Since its launch in 2005, the European Liver Patients’ Association (ELPA) has worked to promote the interests of people with all forms of liver disease. Despite improvements in medical treatment, and despite the recent publication of WHO guidelines for screening, the overall situation of hepatitis C virus (HCV) transmission in Europe is a growing concern for ELPA. Many patients who are infected with HCV can carry the infection for many years before developing symptoms [1], and people who currently have chronic HCV will represent a heavy disease burden in the coming years [2]. The World Health Organization (WHO) estimates that more than 19 million people in Europe are infected with Hepatitis C, and states that transmission is mainly concentrated in people who inject drugs (PWID), who globally have 67% HCV prevalence [3].

Since there is no vaccine for Hepatitis C, prevention efforts must concentrate on health education programmes targeting high-risk populations and on public awareness campaigns that seek to improve testing and case finding in the general community [1].

On 1 December 2010, World AIDS Day, the European Monitoring Centre for Drugs and Drug Addiction published guidelines on testing for HIV, viral hepatitis and other infectious diseases in PWID. The new guidelines recommended a strategy to increase the uptake of testing among PWID in Europe and beyond. This would enable earlier treatment of infected individuals and reduce the further spread of the disease [4].

Two years later, the Euro Hepatitis Care Index called attention to the need for screening programs in risk populations to be improved in all countries, noting that in order to increase testing in drug users it is important to make the services as reachable and convenient as possible [1]. More recently, WHO recommended screening to identify persons with HCV infection, and also recommended that HCV testing be offered to individuals who have a history of HCV risk behaviour or who belong to populations with high HCV prevalence [3].

There is evidence that where HCV screening of PWID is implemented, it can be cost-effective [5] and screening programmes can be successful [6]. However it is not clear which countries have adopted these guidelines and there are still relatively few published reports on best practices.

Identifying infected patients through screening programmes is only part of the solution, and ELPA continues to be concerned about the slow introduction of new drugs for HCV treatment.
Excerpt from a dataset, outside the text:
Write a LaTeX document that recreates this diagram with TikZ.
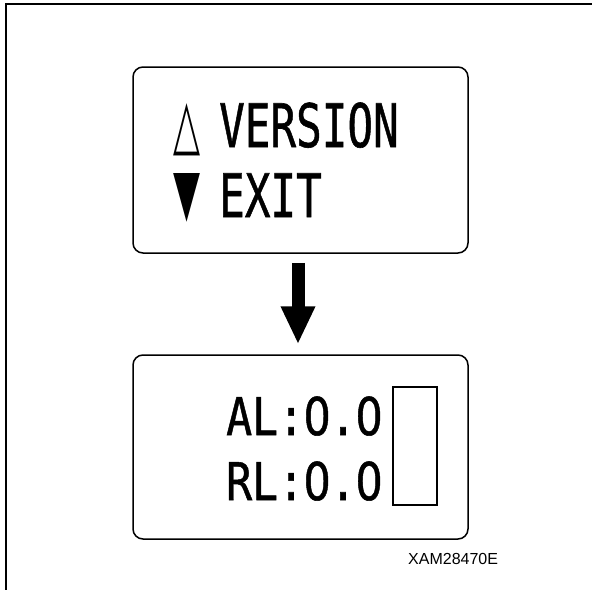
\documentclass[tikz,border=0pt]{standalone}
\usepackage{fontspec}
\setmainfont{Liberation Sans}
\newfontfamily\lcdfont[FakeBold=1]{DejaVu Sans Mono}
\newfontfamily\lcdzerofont[FakeBold=1]{DejaVu Sans}
\newfontfamily\symfont{DejaVu Sans}
\newcommand\lcdzero{\makebox[0.602em][c]{\lcdzerofont 0}}
\usetikzlibrary{arrows.meta}
\begin{document}
\begin{tikzpicture}[x=1pt,y=-1pt,
  panel/.style={draw, line width=1.5pt, rounded corners=10pt, minimum width=335pt, minimum height=186pt, inner sep=0pt},
  big/.style={inner sep=0pt, anchor=base west, font=\lcdfont\fontsize{60}{60}\selectfont},
  mid/.style={inner sep=0pt, anchor=base west, font=\lcdfont\fontsize{52}{52}\selectfont},
  sym/.style={inner sep=0pt, anchor=north west},
  flow/.style={-{Triangle[width=32pt,length=38pt]}, line width=13pt}
]
\useasboundingbox (0,0) rectangle (592,590);
\fill[white] (0,0) rectangle (592,590);
\draw[line width=2pt] (592,4) -- (6,4) -- (6,590);

\node[panel] (menu) at (300.5,160) {};
\node[panel, minimum height=184pt] (disp) at (300.5,447) {};

\node[sym] (up) at (173,103) {\resizebox{27pt}{44pt}{\symfont △}};
\node[sym] (down) at (173,173) {\resizebox{27pt}{41pt}{\symfont ▼}};
\node[big] (ver) at (219,147) {\scalebox{0.71}[1]{VERSION}};
\node[big] (exit) at (219,217) {\scalebox{0.71}[1]{EXIT}};

\draw[flow, shorten <=9pt, shorten >=10pt] (menu.south -| 298,0) -- (disp.north -| 298,0);

\node[mid] (al) at (226,435) {\scalebox{0.83}[1]{AL:\lcdzero.\lcdzero}};
\node[mid] (rl) at (226,500) {\scalebox{0.83}[1]{RL:\lcdzero.\lcdzero}};
\node[draw, line width=1.5pt, minimum width=44pt, minimum height=118pt, inner sep=0pt] (bar) at (415,446) {};

\node[inner sep=0pt, anchor=base west, font=\fontsize{16}{16}\selectfont] (code) at (408,564) {XAM28470E};
\end{tikzpicture}
\end{document}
The Euro Hepatitis Care Index showed that general access to the direct-acting antiviral drugs telaprevir and boceprevir only existed in five European countries, and that one-third of countries were not providing these new drugs at all [1]. WHO states that avoiding discrimination or stigmatisation of PWID is essential, and reports that treatment for HCV infection is both efficacious and cost-effective in PWID. WHO recommends that all adults and children with chronic HCV infection, including PWID, be assessed for antiviral treatment. WHO also notes that treatment may be effective as prevention due to a reduction in transmission [3].

In order to bring about change and to ensure that guidelines and effective treatment programmes are implemented in Europe, ELPA will continue to call for the reporting of additional data on HCV screening and treatment measures. We look forward to further changes being made in European policies and healthcare strategies which lead to success in tackling this chronic disease.